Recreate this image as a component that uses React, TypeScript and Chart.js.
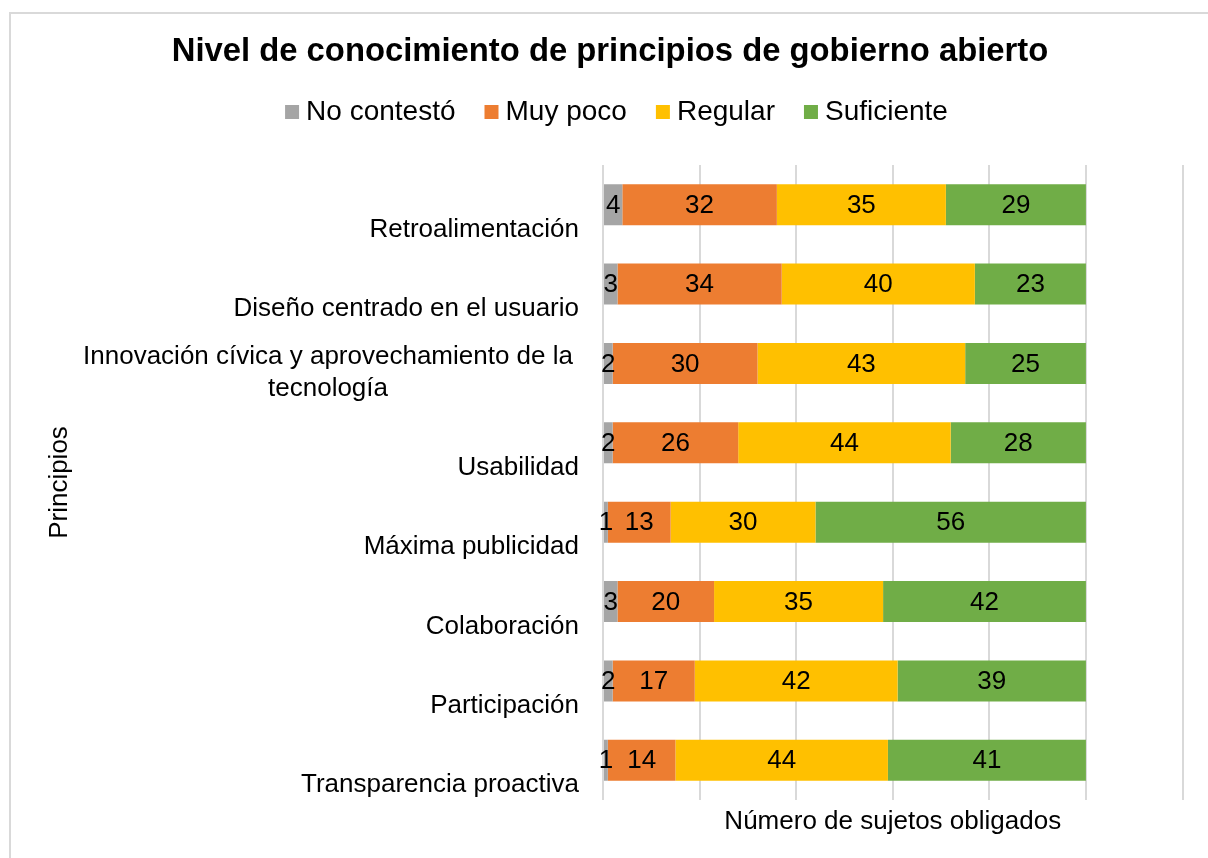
import React, { useEffect, useRef } from "react";
import { Chart, registerables } from "chart.js";

Chart.register(...registerables);

// ---------- data ----------
const categories: (string | string[])[] = [
  "Retroalimentación",
  "Diseño centrado en el usuario",
  ["Innovación cívica y aprovechamiento de la", "tecnología"],
  "Usabilidad",
  "Máxima publicidad",
  "Colaboración",
  "Participación",
  "Transparencia proactiva",
];
const seriesNames = ["No contestó", "Muy poco", "Regular", "Suficiente"];
const noContesto = [4, 3, 2, 2, 1, 3, 2, 1];
const muyPoco = [32, 34, 30, 26, 13, 20, 17, 14];
const regular = [35, 40, 43, 44, 30, 35, 42, 44];
const suficiente = [29, 23, 25, 28, 56, 42, 39, 41];
const seriesColors = ["#A5A5A5", "#ED7D31", "#FFC000", "#70AD47"];
const xMin = 0;
const xMax = 120;
const xStep = 20;
const chartTitle = "Nivel de conocimiento de principios de gobierno abierto";
const xAxisTitle = "Número de sujetos obligados";
const yAxisTitle = "Principios";

const FONT = "'Liberation Sans', Arial, Helvetica, sans-serif";
const LABEL_SIZE = 26;
const LINE_H = 31.2;

// value labels centred in each bar segment
const valueLabels = {
  id: "valueLabels",
  afterDatasetsDraw(chart: any) {
    const ctx = chart.ctx;
    ctx.save();
    ctx.font = `${LABEL_SIZE}px ${FONT}`;
    ctx.fillStyle = "#000";
    ctx.textAlign = "center";
    ctx.textBaseline = "middle";
    chart.data.datasets.forEach((ds: any, di: number) => {
      const meta = chart.getDatasetMeta(di);
      if (meta.hidden) return;
      meta.data.forEach((el: any, i: number) => {
        const v = ds.data[i];
        const p = el.getProps(["x", "base", "y"], true);
        ctx.fillText(String(v), (p.x + p.base) / 2, p.y + 1);
      });
    });
    ctx.restore();
  },
};

// category labels: placed at the lower part of each band, multi-line ones centred
const categoryLabels = {
  id: "categoryLabels",
  afterDraw(chart: any) {
    const scale = chart.scales.y;
    const ctx = chart.ctx;
    ctx.save();
    ctx.font = `${LABEL_SIZE}px ${FONT}`;
    ctx.fillStyle = "#000";
    ctx.textBaseline = "middle";
    const right = scale.right - 24;
    categories.forEach((lab, i) => {
      const yc = scale.getPixelForValue(i) + 25;
      if (Array.isArray(lab)) {
        const maxW = Math.max(...lab.map((t) => ctx.measureText(t).width));
        const cx = right - 6 - maxW / 2;
        ctx.textAlign = "center";
        const n = lab.length;
        lab.forEach((t, k) => {
          ctx.fillText(t, cx, yc - (n - 1 - k) * LINE_H);
        });
      } else {
        ctx.textAlign = "right";
        ctx.fillText(lab, right, yc);
      }
    });
    ctx.restore();
  },
};

// nudge the legend row slightly to the right, as in the reference
const legendShift = {
  id: "legendShift",
  afterLayout(chart: any) {
    const lg = chart.legend;
    if (lg) {
      lg.left += 10;
      lg.right += 10;
    }
  },
};

export default function App() {
  const canvasRef = useRef<HTMLCanvasElement | null>(null);

  useEffect(() => {
    if (!canvasRef.current) return;
    const values = [noContesto, muyPoco, regular, suficiente];
    const chart = new Chart(canvasRef.current, {
      type: "bar",
      data: {
        labels: categories.map((c) => (Array.isArray(c) ? c.join(" ") : c)),
        datasets: seriesNames.map((name, i) => ({
          label: name,
          data: values[i],
          backgroundColor: seriesColors[i],
          borderWidth: 0,
          categoryPercentage: 1,
          barPercentage: 0.515,
          pointStyle: "rect",
          xAxisID: "x",
          yAxisID: "y",
        })),
      },
      options: {
        indexAxis: "y",
        responsive: false,
        animation: false,
        events: [],
        layout: { padding: { top: 0, left: 37.5, right: 25.5, bottom: 16.4 } },
        plugins: {
          tooltip: { enabled: false },
          title: {
            display: true,
            text: chartTitle,
            color: "#000",
            font: { family: FONT, size: 32.8, weight: "bold", lineHeight: "20px" },
            padding: { top: 42, bottom: 0 },
          },
          legend: {
            display: true,
            position: "top",
            labels: {
              color: "#000",
              font: { family: FONT, size: 28, lineHeight: 1.2 },
              usePointStyle: true,
              boxWidth: 0.01,
              boxHeight: 14,
              padding: 36,
            },
          },
        },
        scales: {
          x: {
            type: "linear",
            position: "bottom",
            stacked: true,
            min: xMin,
            max: xMax,
            ticks: { display: false, stepSize: xStep },
            grid: { color: "#d9d9d9", lineWidth: 2, drawTicks: false },
            border: { display: false },
            title: {
              display: true,
              text: xAxisTitle,
              color: "#000",
              font: { family: FONT, size: 26, lineHeight: 1.2 },
              padding: { top: 6.4, bottom: 4 },
            },
          },
          xTop: {
            type: "linear",
            axis: "x",
            position: "top",
            display: true,
            min: 0,
            max: 1,
            ticks: { display: false },
            grid: { display: false, drawTicks: false },
            border: { display: false },
            title: {
              display: true,
              text: "",
              font: { family: FONT, size: 10, lineHeight: 1.2 },
              padding: { top: 17, bottom: 0 },
            },
          },
          y: {
            type: "category",
            stacked: true,
            grid: { display: false, drawTicks: false },
            border: { display: false },
            ticks: { display: false, autoSkip: false },
            title: {
              display: true,
              text: yAxisTitle,
              color: "#000",
              font: { family: FONT, size: 26, lineHeight: 1.2 },
              padding: { top: 7, bottom: 0 },
            },
            afterFit: (scale: any) => {
              scale.width = 565.5;
            },
          },
        },
      } as any,
      plugins: [valueLabels, categoryLabels, legendShift],
    });
    return () => chart.destroy();
  }, []);

  return (
    <div
      style={{
        position: "fixed",
        left: 0,
        top: 0,
        width: 1208,
        height: 858,
        overflow: "hidden",
        background: "#fff",
      }}
    >
      <div
        style={{
          position: "absolute",
          left: 9,
          top: 12,
          width: 1300,
          height: 900,
          borderTop: "2px solid #d9d9d9",
          borderLeft: "2px solid #d9d9d9",
        }}
      />
      <canvas
        ref={canvasRef}
        width={1208}
        height={858}
        style={{ position: "absolute", left: 0, top: 0, width: 1208, height: 858 }}
      />
    </div>
  );
}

### WHAT IS NEEDED
Images should not appear in the copy; retype the listing above exactly.

### THE OUTPUT
Recreate this image as a component that uses React, TypeScript and Chart.js.
import React, { useEffect, useRef } from "react";
import { Chart, registerables } from "chart.js";

Chart.register(...registerables);

// ---------- data ----------
const categories: (string | string[])[] = [
  "Retroalimentación",
  "Diseño centrado en el usuario",
  ["Innovación cívica y aprovechamiento de la", "tecnología"],
  "Usabilidad",
  "Máxima publicidad",
  "Colaboración",
  "Participación",
  "Transparencia proactiva",
];
const seriesNames = ["No contestó", "Muy poco", "Regular", "Suficiente"];
const noContesto = [4, 3, 2, 2, 1, 3, 2, 1];
const muyPoco = [32, 34, 30, 26, 13, 20, 17, 14];
const regular = [35, 40, 43, 44, 30, 35, 42, 44];
const suficiente = [29, 23, 25, 28, 56, 42, 39, 41];
const seriesColors = ["#A5A5A5", "#ED7D31", "#FFC000", "#70AD47"];
const xMin = 0;
const xMax = 120;
const xStep = 20;
const chartTitle = "Nivel de conocimiento de principios de gobierno abierto";
const xAxisTitle = "Número de sujetos obligados";
const yAxisTitle = "Principios";

const FONT = "'Liberation Sans', Arial, Helvetica, sans-serif";
const LABEL_SIZE = 26;
const LINE_H = 31.2;

// value labels centred in each bar segment
const valueLabels = {
  id: "valueLabels",
  afterDatasetsDraw(chart: any) {
    const ctx = chart.ctx;
    ctx.save();
    ctx.font = `${LABEL_SIZE}px ${FONT}`;
    ctx.fillStyle = "#000";
    ctx.textAlign = "center";
    ctx.textBaseline = "middle";
    chart.data.datasets.forEach((ds: any, di: number) => {
      const meta = chart.getDatasetMeta(di);
      if (meta.hidden) return;
      meta.data.forEach((el: any, i: number) => {
        const v = ds.data[i];
        const p = el.getProps(["x", "base", "y"], true);
        ctx.fillText(String(v), (p.x + p.base) / 2, p.y + 1);
      });
    });
    ctx.restore();
  },
};

// category labels: placed at the lower part of each band, multi-line ones centred
const categoryLabels = {
  id: "categoryLabels",
  afterDraw(chart: any) {
    const scale = chart.scales.y;
    const ctx = chart.ctx;
    ctx.save();
    ctx.font = `${LABEL_SIZE}px ${FONT}`;
    ctx.fillStyle = "#000";
    ctx.textBaseline = "middle";
    const right = scale.right - 24;
    categories.forEach((lab, i) => {
      const yc = scale.getPixelForValue(i) + 25;
      if (Array.isArray(lab)) {
        const maxW = Math.max(...lab.map((t) => ctx.measureText(t).width));
        const cx = right - 6 - maxW / 2;
        ctx.textAlign = "center";
        const n = lab.length;
        lab.forEach((t, k) => {
          ctx.fillText(t, cx, yc - (n - 1 - k) * LINE_H);
        });
      } else {
        ctx.textAlign = "right";
        ctx.fillText(lab, right, yc);
      }
    });
    ctx.restore();
  },
};

// nudge the legend row slightly to the right, as in the reference
const legendShift = {
  id: "legendShift",
  afterLayout(chart: any) {
    const lg = chart.legend;
    if (lg) {
      lg.left += 10;
      lg.right += 10;
    }
  },
};

export default function App() {
  const canvasRef = useRef<HTMLCanvasElement | null>(null);

  useEffect(() => {
    if (!canvasRef.current) return;
    const values = [noContesto, muyPoco, regular, suficiente];
    const chart = new Chart(canvasRef.current, {
      type: "bar",
      data: {
        labels: categories.map((c) => (Array.isArray(c) ? c.join(" ") : c)),
        datasets: seriesNames.map((name, i) => ({
          label: name,
          data: values[i],
          backgroundColor: seriesColors[i],
          borderWidth: 0,
          categoryPercentage: 1,
          barPercentage: 0.515,
          pointStyle: "rect",
          xAxisID: "x",
          yAxisID: "y",
        })),
      },
      options: {
        indexAxis: "y",
        responsive: false,
        animation: false,
        events: [],
        layout: { padding: { top: 0, left: 37.5, right: 25.5, bottom: 16.4 } },
        plugins: {
          tooltip: { enabled: false },
          title: {
            display: true,
            text: chartTitle,
            color: "#000",
            font: { family: FONT, size: 32.8, weight: "bold", lineHeight: "20px" },
            padding: { top: 42, bottom: 0 },
          },
          legend: {
            display: true,
            position: "top",
            labels: {
              color: "#000",
              font: { family: FONT, size: 28, lineHeight: 1.2 },
              usePointStyle: true,
              boxWidth: 0.01,
              boxHeight: 14,
              padding: 36,
            },
          },
        },
        scales: {
          x: {
            type: "linear",
            position: "bottom",
            stacked: true,
            min: xMin,
            max: xMax,
            ticks: { display: false, stepSize: xStep },
            grid: { color: "#d9d9d9", lineWidth: 2, drawTicks: false },
            border: { display: false },
            title: {
              display: true,
              text: xAxisTitle,
              color: "#000",
              font: { family: FONT, size: 26, lineHeight: 1.2 },
              padding: { top: 6.4, bottom: 4 },
            },
          },
          xTop: {
            type: "linear",
            axis: "x",
            position: "top",
            display: true,
            min: 0,
            max: 1,
            ticks: { display: false },
            grid: { display: false, drawTicks: false },
            border: { display: false },
            title: {
              display: true,
              text: "",
              font: { family: FONT, size: 10, lineHeight: 1.2 },
              padding: { top: 17, bottom: 0 },
            },
          },
          y: {
            type: "category",
            stacked: true,
            grid: { display: false, drawTicks: false },
            border: { display: false },
            ticks: { display: false, autoSkip: false },
            title: {
              display: true,
              text: yAxisTitle,
              color: "#000",
              font: { family: FONT, size: 26, lineHeight: 1.2 },
              padding: { top: 7, bottom: 0 },
            },
            afterFit: (scale: any) => {
              scale.width = 565.5;
            },
          },
        },
      } as any,
      plugins: [valueLabels, categoryLabels, legendShift],
    });
    return () => chart.destroy();
  }, []);

  return (
    <div
      style={{
        position: "fixed",
        left: 0,
        top: 0,
        width: 1208,
        height: 858,
        overflow: "hidden",
        background: "#fff",
      }}
    >
      <div
        style={{
          position: "absolute",
          left: 9,
          top: 12,
          width: 1300,
          height: 900,
          borderTop: "2px solid #d9d9d9",
          borderLeft: "2px solid #d9d9d9",
        }}
      />
      <canvas
        ref={canvasRef}
        width={1208}
        height={858}
        style={{ position: "absolute", left: 0, top: 0, width: 1208, height: 858 }}
      />
    </div>
  );
}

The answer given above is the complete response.